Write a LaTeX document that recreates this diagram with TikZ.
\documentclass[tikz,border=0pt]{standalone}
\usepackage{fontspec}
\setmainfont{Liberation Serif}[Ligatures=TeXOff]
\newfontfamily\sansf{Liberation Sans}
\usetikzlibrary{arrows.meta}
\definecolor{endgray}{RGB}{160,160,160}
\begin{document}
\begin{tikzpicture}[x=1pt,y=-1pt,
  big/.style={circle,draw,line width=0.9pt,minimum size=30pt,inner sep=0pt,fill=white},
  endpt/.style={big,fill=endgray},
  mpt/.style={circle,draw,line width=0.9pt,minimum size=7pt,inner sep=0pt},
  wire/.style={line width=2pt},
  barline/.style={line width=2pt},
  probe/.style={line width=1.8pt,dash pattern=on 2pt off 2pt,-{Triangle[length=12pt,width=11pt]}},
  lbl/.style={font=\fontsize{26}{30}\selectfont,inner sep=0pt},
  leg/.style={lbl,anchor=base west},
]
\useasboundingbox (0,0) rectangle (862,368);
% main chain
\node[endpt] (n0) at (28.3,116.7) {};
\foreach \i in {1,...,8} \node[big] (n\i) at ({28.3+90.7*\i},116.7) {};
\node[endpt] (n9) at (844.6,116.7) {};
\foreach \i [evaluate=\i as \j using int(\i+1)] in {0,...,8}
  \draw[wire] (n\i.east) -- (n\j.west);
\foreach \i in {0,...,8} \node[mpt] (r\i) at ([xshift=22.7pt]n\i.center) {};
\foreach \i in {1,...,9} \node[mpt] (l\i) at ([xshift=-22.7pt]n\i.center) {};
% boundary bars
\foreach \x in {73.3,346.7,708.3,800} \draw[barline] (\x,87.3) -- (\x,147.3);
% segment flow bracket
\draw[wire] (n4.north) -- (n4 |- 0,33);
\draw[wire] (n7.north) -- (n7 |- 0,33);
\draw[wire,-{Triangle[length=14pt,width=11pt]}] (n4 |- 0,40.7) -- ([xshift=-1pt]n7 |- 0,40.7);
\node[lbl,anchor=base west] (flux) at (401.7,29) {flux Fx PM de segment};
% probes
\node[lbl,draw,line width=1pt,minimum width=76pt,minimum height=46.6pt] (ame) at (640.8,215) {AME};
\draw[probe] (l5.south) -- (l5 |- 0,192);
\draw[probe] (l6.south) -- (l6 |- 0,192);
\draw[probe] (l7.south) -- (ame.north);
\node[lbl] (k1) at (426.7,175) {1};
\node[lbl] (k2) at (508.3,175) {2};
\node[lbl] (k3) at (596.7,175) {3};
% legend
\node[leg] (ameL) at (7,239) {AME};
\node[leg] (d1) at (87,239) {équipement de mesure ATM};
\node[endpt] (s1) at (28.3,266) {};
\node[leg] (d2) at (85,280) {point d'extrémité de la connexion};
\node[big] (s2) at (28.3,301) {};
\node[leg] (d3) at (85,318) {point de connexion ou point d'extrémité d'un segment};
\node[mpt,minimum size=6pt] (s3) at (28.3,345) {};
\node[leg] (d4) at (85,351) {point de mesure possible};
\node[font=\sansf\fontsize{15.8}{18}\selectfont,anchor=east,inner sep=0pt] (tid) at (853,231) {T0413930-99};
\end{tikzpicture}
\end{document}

------------------------------------------------------------

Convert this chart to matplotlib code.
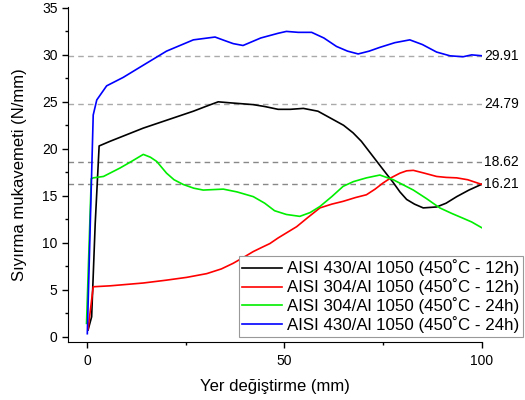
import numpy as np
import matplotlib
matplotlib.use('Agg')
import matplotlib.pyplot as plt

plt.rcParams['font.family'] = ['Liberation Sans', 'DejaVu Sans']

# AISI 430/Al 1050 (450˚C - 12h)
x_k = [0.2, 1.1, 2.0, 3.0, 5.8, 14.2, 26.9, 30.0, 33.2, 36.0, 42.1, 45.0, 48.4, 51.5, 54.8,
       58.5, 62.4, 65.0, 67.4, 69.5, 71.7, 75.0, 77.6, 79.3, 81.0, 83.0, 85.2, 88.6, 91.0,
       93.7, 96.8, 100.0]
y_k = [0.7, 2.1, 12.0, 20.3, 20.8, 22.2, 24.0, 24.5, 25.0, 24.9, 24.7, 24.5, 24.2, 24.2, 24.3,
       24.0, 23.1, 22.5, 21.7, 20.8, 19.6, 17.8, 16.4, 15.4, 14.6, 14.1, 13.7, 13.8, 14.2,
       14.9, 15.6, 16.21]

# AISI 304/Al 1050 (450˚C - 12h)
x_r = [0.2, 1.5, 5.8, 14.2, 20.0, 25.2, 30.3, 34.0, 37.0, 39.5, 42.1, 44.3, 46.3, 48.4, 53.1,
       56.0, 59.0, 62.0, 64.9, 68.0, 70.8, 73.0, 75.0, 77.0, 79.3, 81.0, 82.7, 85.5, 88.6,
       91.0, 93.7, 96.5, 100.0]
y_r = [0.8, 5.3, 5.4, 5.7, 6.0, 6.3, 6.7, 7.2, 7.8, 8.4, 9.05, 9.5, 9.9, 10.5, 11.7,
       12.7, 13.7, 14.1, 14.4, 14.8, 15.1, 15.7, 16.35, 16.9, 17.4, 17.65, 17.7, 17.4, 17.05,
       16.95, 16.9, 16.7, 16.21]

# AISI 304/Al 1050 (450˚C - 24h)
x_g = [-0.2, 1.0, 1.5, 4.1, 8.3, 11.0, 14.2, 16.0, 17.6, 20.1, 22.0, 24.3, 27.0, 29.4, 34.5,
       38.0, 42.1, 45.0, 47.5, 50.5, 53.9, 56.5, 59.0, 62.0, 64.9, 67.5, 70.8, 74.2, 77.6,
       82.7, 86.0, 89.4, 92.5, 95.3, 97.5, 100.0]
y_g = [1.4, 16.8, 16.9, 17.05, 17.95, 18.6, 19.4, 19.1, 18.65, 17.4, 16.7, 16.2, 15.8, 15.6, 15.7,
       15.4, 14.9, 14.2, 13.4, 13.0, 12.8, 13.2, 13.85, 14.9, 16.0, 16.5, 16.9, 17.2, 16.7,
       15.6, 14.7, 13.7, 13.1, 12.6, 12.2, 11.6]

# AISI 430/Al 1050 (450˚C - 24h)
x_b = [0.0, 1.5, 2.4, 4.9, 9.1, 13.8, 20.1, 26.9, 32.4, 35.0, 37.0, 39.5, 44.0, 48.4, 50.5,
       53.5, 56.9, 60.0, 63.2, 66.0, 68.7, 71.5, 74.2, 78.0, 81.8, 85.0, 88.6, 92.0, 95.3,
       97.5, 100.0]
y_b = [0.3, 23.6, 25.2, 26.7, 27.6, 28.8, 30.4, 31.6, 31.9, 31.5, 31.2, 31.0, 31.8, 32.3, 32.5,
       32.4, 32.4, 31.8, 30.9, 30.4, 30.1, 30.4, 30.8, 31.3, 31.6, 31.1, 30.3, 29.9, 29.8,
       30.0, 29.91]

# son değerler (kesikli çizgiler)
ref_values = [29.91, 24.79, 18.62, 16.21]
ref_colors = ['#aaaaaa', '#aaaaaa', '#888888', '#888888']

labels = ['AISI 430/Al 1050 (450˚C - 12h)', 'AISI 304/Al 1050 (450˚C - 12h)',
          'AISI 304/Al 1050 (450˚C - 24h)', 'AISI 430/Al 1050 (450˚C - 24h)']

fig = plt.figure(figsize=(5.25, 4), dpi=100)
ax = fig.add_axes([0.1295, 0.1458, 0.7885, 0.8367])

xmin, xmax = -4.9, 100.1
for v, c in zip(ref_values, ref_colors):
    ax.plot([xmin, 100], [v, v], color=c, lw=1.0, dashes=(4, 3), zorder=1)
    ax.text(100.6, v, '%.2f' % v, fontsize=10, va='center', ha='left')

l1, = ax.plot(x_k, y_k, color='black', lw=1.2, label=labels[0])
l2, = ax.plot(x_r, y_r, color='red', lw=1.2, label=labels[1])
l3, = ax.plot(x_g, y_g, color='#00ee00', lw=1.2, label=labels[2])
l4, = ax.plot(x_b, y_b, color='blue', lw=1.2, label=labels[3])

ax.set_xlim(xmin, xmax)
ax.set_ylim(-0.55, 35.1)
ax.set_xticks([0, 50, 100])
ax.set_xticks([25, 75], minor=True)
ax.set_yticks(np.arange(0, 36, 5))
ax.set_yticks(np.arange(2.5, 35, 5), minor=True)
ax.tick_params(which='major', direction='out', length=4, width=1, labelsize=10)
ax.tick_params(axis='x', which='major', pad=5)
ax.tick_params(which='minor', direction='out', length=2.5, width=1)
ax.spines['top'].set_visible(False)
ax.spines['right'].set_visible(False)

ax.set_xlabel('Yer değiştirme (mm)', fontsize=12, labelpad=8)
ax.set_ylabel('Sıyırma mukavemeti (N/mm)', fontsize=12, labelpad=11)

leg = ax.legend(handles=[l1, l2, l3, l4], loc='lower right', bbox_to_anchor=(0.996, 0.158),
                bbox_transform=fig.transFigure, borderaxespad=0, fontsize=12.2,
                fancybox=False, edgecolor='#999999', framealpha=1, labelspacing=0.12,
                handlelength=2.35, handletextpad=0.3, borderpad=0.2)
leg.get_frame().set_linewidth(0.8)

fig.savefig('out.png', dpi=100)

------------------------------------------------------------

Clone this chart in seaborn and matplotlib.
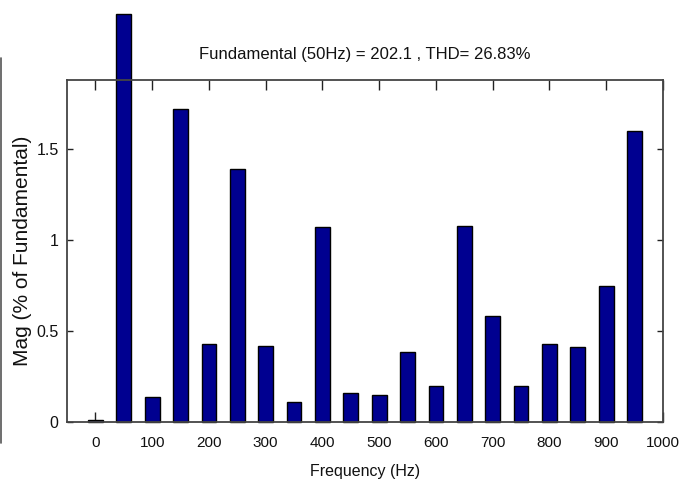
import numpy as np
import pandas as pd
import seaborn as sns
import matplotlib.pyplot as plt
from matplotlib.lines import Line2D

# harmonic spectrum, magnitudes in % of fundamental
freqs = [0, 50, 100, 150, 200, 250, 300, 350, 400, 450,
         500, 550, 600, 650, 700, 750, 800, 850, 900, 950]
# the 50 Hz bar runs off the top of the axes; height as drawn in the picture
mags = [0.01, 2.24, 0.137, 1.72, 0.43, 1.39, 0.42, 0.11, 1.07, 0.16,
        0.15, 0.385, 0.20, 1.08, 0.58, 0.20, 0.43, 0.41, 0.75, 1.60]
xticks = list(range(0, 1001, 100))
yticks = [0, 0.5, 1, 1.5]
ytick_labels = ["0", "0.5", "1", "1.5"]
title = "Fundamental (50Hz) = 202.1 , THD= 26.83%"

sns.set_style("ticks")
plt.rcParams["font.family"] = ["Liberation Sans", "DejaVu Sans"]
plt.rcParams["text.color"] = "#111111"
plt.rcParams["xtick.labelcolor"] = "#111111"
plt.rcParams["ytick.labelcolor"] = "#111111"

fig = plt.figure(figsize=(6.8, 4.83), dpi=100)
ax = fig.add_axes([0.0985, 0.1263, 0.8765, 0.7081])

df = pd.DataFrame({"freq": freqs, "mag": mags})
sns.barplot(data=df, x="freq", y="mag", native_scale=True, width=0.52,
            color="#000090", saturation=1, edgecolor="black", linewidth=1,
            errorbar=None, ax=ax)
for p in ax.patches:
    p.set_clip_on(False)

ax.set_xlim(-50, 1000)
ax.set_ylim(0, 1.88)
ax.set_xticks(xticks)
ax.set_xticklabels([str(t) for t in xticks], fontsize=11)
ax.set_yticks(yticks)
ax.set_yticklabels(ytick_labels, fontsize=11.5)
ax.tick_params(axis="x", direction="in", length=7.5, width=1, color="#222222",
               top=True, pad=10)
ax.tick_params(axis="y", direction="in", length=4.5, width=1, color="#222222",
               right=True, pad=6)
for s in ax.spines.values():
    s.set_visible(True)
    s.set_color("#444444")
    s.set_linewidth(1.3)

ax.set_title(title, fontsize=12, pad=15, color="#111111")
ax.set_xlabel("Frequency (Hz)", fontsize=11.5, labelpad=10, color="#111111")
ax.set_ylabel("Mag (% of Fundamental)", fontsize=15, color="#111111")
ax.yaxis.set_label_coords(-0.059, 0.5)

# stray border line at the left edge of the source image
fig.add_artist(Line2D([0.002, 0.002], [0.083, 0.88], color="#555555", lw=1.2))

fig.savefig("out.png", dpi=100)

------------------------------------------------------------

**Exercise directions**
Except for the pictures, write out exactly the lines from the line that contains "Convert this chart to matplotlib code." through the line that contains "14.9, 15.6, 16.21]", including both.

**Correct response**
Convert this chart to matplotlib code.
import numpy as np
import matplotlib
matplotlib.use('Agg')
import matplotlib.pyplot as plt

plt.rcParams['font.family'] = ['Liberation Sans', 'DejaVu Sans']

# AISI 430/Al 1050 (450˚C - 12h)
x_k = [0.2, 1.1, 2.0, 3.0, 5.8, 14.2, 26.9, 30.0, 33.2, 36.0, 42.1, 45.0, 48.4, 51.5, 54.8,
       58.5, 62.4, 65.0, 67.4, 69.5, 71.7, 75.0, 77.6, 79.3, 81.0, 83.0, 85.2, 88.6, 91.0,
       93.7, 96.8, 100.0]
y_k = [0.7, 2.1, 12.0, 20.3, 20.8, 22.2, 24.0, 24.5, 25.0, 24.9, 24.7, 24.5, 24.2, 24.2, 24.3,
       24.0, 23.1, 22.5, 21.7, 20.8, 19.6, 17.8, 16.4, 15.4, 14.6, 14.1, 13.7, 13.8, 14.2,
       14.9, 15.6, 16.21]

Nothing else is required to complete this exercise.